# [Material supplied]
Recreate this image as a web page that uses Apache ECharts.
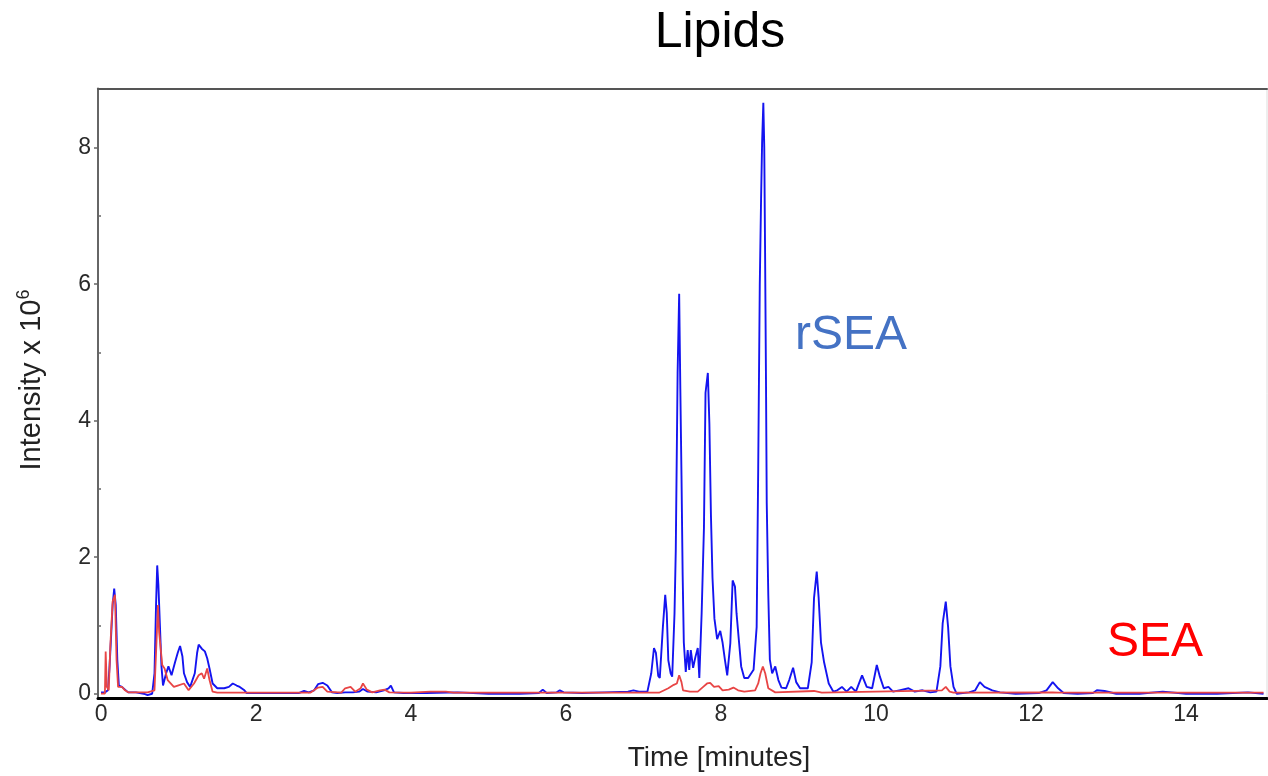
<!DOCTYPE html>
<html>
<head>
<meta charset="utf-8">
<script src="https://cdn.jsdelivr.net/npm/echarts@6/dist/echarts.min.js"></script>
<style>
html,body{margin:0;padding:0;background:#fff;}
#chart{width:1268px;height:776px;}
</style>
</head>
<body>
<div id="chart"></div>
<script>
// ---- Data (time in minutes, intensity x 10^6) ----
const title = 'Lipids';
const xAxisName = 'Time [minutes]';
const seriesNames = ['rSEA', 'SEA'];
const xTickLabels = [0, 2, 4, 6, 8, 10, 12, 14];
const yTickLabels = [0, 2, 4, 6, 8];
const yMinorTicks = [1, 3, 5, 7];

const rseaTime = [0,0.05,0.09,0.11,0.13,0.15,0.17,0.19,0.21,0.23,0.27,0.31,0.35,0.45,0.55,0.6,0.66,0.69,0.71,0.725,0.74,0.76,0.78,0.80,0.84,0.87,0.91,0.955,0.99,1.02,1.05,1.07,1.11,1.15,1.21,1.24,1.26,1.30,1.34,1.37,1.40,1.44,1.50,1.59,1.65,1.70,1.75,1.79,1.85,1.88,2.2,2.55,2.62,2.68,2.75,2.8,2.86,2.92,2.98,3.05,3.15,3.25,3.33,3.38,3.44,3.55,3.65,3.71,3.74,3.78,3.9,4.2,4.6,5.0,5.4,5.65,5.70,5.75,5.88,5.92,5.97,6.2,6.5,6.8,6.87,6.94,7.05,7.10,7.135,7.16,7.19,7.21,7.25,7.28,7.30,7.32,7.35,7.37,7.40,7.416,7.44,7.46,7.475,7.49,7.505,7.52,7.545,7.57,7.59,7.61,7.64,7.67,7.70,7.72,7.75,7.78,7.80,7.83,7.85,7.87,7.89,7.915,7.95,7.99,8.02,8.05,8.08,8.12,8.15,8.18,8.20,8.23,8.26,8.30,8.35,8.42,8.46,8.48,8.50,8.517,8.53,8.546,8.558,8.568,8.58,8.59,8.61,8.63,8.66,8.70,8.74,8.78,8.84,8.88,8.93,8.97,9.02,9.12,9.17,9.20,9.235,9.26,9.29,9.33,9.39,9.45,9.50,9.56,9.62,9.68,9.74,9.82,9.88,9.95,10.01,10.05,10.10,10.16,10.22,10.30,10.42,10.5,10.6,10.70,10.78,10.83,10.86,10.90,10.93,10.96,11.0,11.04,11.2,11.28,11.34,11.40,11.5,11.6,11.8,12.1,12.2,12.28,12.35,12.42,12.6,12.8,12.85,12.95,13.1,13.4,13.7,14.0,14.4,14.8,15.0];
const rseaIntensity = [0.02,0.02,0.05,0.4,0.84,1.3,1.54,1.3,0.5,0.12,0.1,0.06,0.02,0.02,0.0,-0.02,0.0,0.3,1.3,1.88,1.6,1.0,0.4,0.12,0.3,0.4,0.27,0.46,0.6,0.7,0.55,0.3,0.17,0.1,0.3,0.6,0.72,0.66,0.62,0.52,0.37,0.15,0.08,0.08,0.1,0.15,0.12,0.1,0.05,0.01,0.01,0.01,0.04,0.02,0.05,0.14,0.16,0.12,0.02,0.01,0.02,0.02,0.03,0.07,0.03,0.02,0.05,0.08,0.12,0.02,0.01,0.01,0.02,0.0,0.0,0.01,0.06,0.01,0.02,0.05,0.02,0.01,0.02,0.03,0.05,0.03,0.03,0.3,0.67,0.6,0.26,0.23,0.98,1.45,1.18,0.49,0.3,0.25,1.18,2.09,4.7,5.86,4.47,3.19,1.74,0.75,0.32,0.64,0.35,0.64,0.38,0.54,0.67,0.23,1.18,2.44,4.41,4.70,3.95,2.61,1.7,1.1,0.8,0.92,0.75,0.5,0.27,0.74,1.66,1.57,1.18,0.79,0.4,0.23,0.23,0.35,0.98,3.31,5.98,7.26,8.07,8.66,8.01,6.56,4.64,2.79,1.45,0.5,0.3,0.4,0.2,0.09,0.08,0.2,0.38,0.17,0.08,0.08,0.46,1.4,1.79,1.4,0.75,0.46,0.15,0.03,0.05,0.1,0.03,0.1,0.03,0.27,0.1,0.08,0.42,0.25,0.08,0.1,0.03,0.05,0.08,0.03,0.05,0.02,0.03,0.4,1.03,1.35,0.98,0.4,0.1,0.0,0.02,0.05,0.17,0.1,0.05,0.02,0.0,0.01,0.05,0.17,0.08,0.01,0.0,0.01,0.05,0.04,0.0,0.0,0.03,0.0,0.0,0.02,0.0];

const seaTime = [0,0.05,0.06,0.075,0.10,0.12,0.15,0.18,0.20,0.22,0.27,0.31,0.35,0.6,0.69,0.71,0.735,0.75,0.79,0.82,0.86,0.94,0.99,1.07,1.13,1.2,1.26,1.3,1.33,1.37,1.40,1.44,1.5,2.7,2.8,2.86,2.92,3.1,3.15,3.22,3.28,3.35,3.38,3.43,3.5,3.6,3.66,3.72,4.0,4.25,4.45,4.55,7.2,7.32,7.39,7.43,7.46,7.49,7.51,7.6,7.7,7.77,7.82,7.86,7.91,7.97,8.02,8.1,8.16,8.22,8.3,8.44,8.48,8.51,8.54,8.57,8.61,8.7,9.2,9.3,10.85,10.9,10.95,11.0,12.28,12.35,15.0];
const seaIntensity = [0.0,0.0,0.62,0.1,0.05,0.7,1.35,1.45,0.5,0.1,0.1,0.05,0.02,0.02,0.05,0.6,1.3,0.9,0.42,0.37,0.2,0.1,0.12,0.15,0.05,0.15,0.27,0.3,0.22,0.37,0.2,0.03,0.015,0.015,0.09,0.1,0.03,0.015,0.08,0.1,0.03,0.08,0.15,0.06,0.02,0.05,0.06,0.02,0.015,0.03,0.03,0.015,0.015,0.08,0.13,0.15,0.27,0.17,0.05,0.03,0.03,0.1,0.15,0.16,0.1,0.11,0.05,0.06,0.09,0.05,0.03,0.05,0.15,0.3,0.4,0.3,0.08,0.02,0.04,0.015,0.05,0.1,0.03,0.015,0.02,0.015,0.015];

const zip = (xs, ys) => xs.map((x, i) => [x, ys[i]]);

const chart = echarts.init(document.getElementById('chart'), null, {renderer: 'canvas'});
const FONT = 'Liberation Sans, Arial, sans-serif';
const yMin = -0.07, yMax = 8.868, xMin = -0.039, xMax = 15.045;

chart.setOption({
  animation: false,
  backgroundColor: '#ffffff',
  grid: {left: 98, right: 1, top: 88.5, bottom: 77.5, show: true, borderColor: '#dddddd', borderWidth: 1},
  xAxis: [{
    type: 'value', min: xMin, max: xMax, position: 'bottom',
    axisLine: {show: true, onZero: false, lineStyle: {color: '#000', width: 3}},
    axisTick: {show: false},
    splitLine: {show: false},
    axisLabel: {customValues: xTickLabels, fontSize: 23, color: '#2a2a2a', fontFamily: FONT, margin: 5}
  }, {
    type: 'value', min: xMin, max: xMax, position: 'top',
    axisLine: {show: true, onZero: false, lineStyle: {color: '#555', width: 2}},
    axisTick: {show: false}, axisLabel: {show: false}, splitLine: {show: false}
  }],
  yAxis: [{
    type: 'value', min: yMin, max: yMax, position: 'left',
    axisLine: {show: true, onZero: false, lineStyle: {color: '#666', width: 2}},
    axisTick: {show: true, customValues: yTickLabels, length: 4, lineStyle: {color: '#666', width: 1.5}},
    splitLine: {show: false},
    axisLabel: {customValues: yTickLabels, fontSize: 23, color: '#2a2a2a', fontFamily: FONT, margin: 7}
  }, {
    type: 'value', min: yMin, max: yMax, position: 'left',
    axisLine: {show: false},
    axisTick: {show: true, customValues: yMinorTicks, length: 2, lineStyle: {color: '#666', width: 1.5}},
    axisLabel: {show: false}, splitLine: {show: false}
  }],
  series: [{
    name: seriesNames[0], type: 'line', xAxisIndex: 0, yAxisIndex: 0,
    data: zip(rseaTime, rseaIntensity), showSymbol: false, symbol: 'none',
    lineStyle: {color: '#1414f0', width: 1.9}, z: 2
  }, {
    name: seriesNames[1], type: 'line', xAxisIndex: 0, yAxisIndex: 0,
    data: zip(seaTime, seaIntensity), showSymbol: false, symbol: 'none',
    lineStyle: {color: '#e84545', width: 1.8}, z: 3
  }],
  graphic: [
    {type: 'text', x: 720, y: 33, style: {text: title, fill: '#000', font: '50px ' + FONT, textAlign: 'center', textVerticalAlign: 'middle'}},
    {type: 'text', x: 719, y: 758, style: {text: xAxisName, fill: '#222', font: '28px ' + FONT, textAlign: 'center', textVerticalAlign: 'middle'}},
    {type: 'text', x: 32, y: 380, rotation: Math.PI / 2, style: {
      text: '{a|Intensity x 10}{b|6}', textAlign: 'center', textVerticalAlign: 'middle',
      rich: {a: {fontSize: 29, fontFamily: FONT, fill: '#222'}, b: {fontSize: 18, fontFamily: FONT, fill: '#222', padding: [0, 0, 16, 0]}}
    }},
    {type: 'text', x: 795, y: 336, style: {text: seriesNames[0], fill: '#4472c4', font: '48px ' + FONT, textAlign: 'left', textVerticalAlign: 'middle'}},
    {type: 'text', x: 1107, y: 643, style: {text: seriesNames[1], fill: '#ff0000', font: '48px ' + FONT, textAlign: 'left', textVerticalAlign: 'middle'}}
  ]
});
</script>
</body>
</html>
--
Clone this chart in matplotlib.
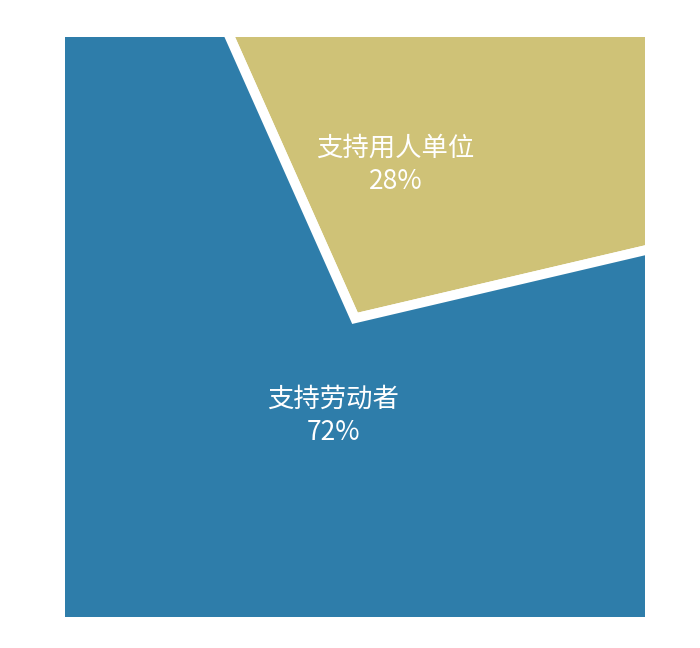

# [What is needed]
Taking the entries above, extract every line from the one bearing "Recreate this image" through the one bearing "const yMinorTicks = [1, 3, 5, 7];", exactly, with no pictures.

# [Task output]
Recreate this image as a web page that uses Apache ECharts.
<!DOCTYPE html>
<html>
<head>
<meta charset="utf-8">
<script src="https://cdn.jsdelivr.net/npm/echarts@6/dist/echarts.min.js"></script>
<style>
html,body{margin:0;padding:0;background:#fff;}
#chart{width:1268px;height:776px;}
</style>
</head>
<body>
<div id="chart"></div>
<script>
// ---- Data (time in minutes, intensity x 10^6) ----
const title = 'Lipids';
const xAxisName = 'Time [minutes]';
const seriesNames = ['rSEA', 'SEA'];
const xTickLabels = [0, 2, 4, 6, 8, 10, 12, 14];
const yTickLabels = [0, 2, 4, 6, 8];
const yMinorTicks = [1, 3, 5, 7];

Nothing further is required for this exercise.